Recently, deep learning (DL) techniques have shown excellent performance successfully solving many difficult practical problems in the fields of pattern recognition, natural language processing, automatic control, computer vision, etc. Due to the powerful learning and data-fitting capabilities of DL methods, researchers are beginning to use DL more frequently to solve HU problems. Many DL-based SU networks have been proposed [
30,
31,
32], and the abundance estimation of HSIs using neural networks in [
33,
34] has achieved better unmixing results than traditional methods. However, the above methods are supervised, and their endmember features need to be obtained in advance, and thus are not applicable to all scenarios. Due to the network structure characteristics of autoencoders, autoencoders are widely used for blind HU [
35]. The autoencoder network transforms the HU problem into a problem that minimizes reconstruction errors and learns the semantic features of the data by minimizing spectral errors [
36,
37,
38], thus obtaining both the endmembers and abundances. Typical examples of autoencoders are EndNet [
39], DAEN [
40], DeepGUn [
41], and uDAS [
42]. EndNet proposed a loss function containing the Kullback–Leibler divergence term, SAD similarity, and a sparsity term to constrain abundance; however, this also made parameter selection very difficult. The DEAN network consisted of two parts, the first of which initialized the network using a stacked autoencoder (SAE) and learned the spectral characteristics. In the second part of the network, a variational autoencoder (VAE) was used to obtain both endmember characteristics and abundance fractions. UDAS took into account robustness to noise and reduced redundant endmembers. Its decoder component utilized a denoising constraint and the
sparsity constraint.
However, these autoencoder-based methods ignore spatial information, and they tend to produce physically meaningless endmembers. In [
43], an adaptive abundance smoothing method using spatial context information was proposed, which introduced spatial information in the autoencoder network. In [
44], a network of pixel-based and cube-based convolutional autoencoders was proposed to introduce spatial information by slicing images into patches. Recently, in [
45], an autoencoder using 3D convolutional filtersfor supervised SU was proposed. These papers demonstrate that the use of spatial information can help improve unmixing results. However, due to the incomplete spatial information in small batches, the estimated abundance may be rendered inaccurate to some extent [
46]. In addition, these methods do not pay attention to the problem of differences in the distribution of endmembers, resulting in an unsatisfactory estimation of endmembers. Gao et al. [
47] were inspired by the perception mechanism to feed the extracted batches into the network for end-to-end learning through two cascading autoencoders; however, the batches were extracted in adjacent regions, and the initial weights of the network depended on the endmembers extracted by the VCA. Similarly, this method also did not take into account the influence of the distribution of endmembers on the learning direction of the network. In addition to the unmixing method based on the autoencoder network, the unmixing method based on the convolutional neural network is another commonly employed method. The use of the convolution kernel in the convolutional neural network introduces the spatial information of the image into the network. In [
48], the authors used simplex volume minimization to introduce geometric information into the network, and achieved good endmembers. However, the input of the network was the same size as the original hyperspectral data with noise, and the network did not fully learn the spatial and spectral information of the HSIs. The problem of differences in the distribution of endmembers remains overlooked.

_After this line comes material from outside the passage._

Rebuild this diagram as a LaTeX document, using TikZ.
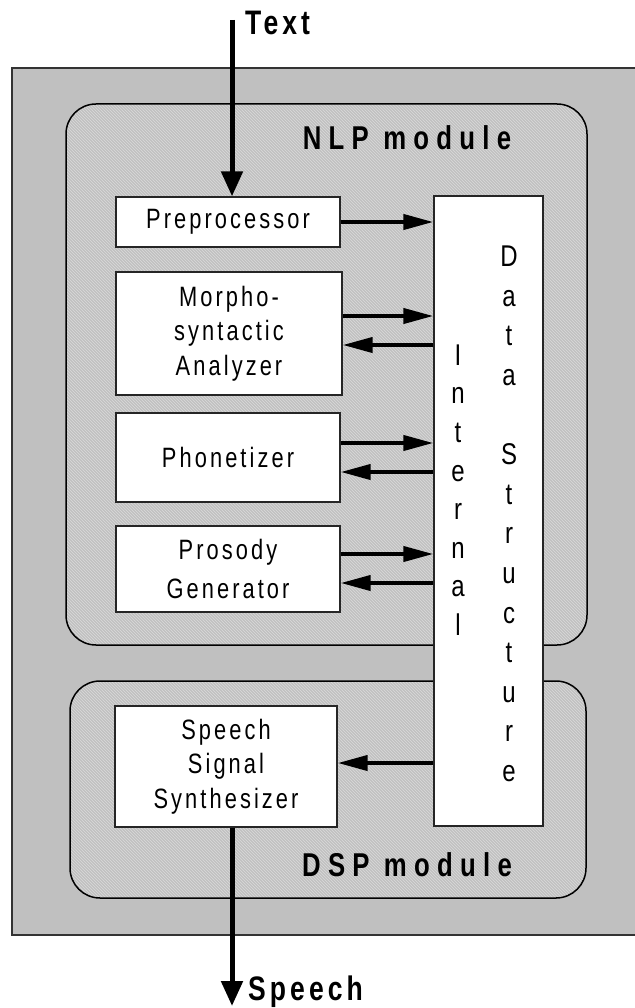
\documentclass[tikz,border=0pt]{standalone}
\usepackage{fontspec}
\setmainfont{Liberation Sans}
\newfontfamily\boxfont[FakeStretch=0.78,LetterSpace=11]{Liberation Sans}
\newfontfamily\headfont[FakeStretch=0.78,LetterSpace=22]{Liberation Sans}
\newfontfamily\iofont[FakeStretch=0.78,LetterSpace=12]{Liberation Sans}
\newfontfamily\stackfont[FakeStretch=0.8]{Liberation Sans}
\usetikzlibrary{arrows.meta, patterns, positioning}
\definecolor{PanelGray}{HTML}{C0C0C0}
\definecolor{HatchGray}{HTML}{DADADA}

\tikzset{
  module/.style={draw=black, line width=1.5pt, rounded corners=30pt,
    preaction={fill=PanelGray}, pattern=north west lines, pattern color=HatchGray},
  procbox/.style={draw=black!85, line width=1.3pt, fill=white, inner sep=0pt,
    align=center, font=\boxfont\fontsize{28pt}{34.5pt}\selectfont},
  flow/.style={line width=4pt, -{Triangle[length=30pt,width=15pt]}},
  io/.style={line width=5pt, -{Triangle[length=25pt,width=21pt]}},
  headlabel/.style={font=\headfont\bfseries\fontsize{33pt}{36pt}\selectfont, anchor=base, inner sep=0pt},
  iolabel/.style={font=\iofont\bfseries\fontsize{34pt}{36pt}\selectfont, anchor=base west, inner sep=0pt}
}

\begin{document}
\begin{tikzpicture}[x=1pt, y=-1pt]

    \useasboundingbox (0,0) rectangle (634,1008);

    % === frame and the two modules ===
    \draw[line width=1.5pt, draw=black!80, fill=PanelGray] (12,68) rectangle (700,935);
    \draw[module] (66,104) rectangle (587,645);
    \draw[module] (70,681) rectangle (586,898);
    \node[headlabel] (nlp) at (407,150) {NLP module};
    \node[headlabel] (dsp) at (407,876) {DSP module};

    % === processing blocks ===
    \node[procbox, minimum width=224pt, minimum height=50pt] (pre) at (228,222) {Preprocessor};
    \node[procbox, minimum width=226pt, minimum height=123pt] (mor) at (229,333.5) {Morpho-\\syntactic\\Analyzer};
    \node[procbox, minimum width=224pt, minimum height=89pt] (pho) at (228,457.5) {Phonetizer};
    \node[procbox, minimum width=224pt, minimum height=86pt] (pro) at (228,569) {Prosody\\[4pt]Generator};
    \node[procbox, minimum width=222pt, minimum height=121pt] (ssy) at (226,766.5) {Speech\\Signal\\Synthesizer};

    % === internal data structure ===
    \node[procbox, minimum width=109pt, minimum height=630pt] (ids) at (488.5,511) {};
    \node[align=center, font=\stackfont\fontsize{30pt}{38.6pt}\selectfont] (intl) at (458,490)
        {I\\n\\t\\e\\r\\n\\a\\l};
    \node[align=center, font=\stackfont\fontsize{30pt}{39.6pt}\selectfont] (dstr) at (509,514)
        {D\\a\\t\\a\\~\\S\\t\\r\\u\\c\\t\\u\\r\\e};

    % === in and out ===
    \coordinate (txtin) at (232,20);
    \coordinate (spout) at (232,1006);
    \node[iolabel] (txtlab) at (245,35) {Text};
    \node[iolabel] (splab) at (248,1000) {Speech};
    \draw[io] (txtin) -- (txtin |- pre.north);
    \draw[io] (spout |- ssy.south) -- (spout);

    % === arrows to and from the data structure ===
    \path ([yshift=17.5pt]mor.east) coordinate (m1)
          ([yshift=-11.5pt]mor.east) coordinate (m2)
          ([yshift=14.5pt]pho.east) coordinate (p1)
          ([yshift=-14.5pt]pho.east) coordinate (p2)
          ([yshift=15pt]pro.east) coordinate (g1)
          ([yshift=-14pt]pro.east) coordinate (g2)
          ([yshift=3.5pt]ssy.east) coordinate (s1);
    \draw[flow] (pre.east) -- (pre.east -| ids.west);
    \draw[flow] (m1) -- (m1 -| ids.west);
    \draw[flow] (m2 -| ids.west) -- (m2);
    \draw[flow] (p1) -- (p1 -| ids.west);
    \draw[flow] (p2 -| ids.west) -- (p2);
    \draw[flow] (g1) -- (g1 -| ids.west);
    \draw[flow] (g2 -| ids.west) -- (g2);
    \draw[flow] (s1 -| ids.west) -- (s1);

\end{tikzpicture}
\end{document}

The above methods do not fully exploit the spatial–spectral information and ignore differences in the distribution of endmembers. To solve these problems, in this paper, a spatial-information-assisted spectral information learning unmixing network (SISLU-Net) is proposed. It has two branches. One branch focuses on the extraction of spectral information, where the HSI is divided into
pixels, and a random combination of several pixels is selected each time and sent into the network for training. Another branch uses DBDT and residual modules to learn the spatial information of the entire HSI. By sharing the weight, the lower branch can transfer the learned spatial information to the upper branch, which helps the upper branch network to better unmix the data [
32]. Considering that the distribution of endmembers presents different problems, we employ a new loss function to deal with situations where there are different data distributions. More specifically, the contributions of this paper can be elaborated as follows:
(1) We propose an end-to-end two-branch network structure called SISLU-Net for HSI unmixing. The two branches collaborate on HU by sharing weights. Through the shared weight strategy, the lower branch transfers the learned spatial information to the upper branch, which then assists the upper branch to estimate the abundance and endmembers effectively and accurately.
(2) The main purpose of the upper branch of the network is to learn spectral information. Due to the similarity of adjacent regions, pixels from each region are extracted as randomly as possible from the global scene and transported into the network. Thus, the learned spectral information is more diverse and accurate.
(3) In another branch of the network, we introduce a bottleneck residual module, which combines low-level features with high-level features to achieve feature multiplexing. In addition, in the DBDT module, the dilated convolution obtains context information in a dilated manner, thus avoiding only learning local similar spatial information and making the network more comprehensive.
(4) Wing loss is employed as a new loss function in the proposed SISLU-Net. Wing loss is better compatible with data outliers and therefore able to solve the problem of differences in the distribution of endmembers. Experiments on the Samson and Jasper Ridge data sets verify the superiority of the proposed Wing loss compared to several commonly used loss functions.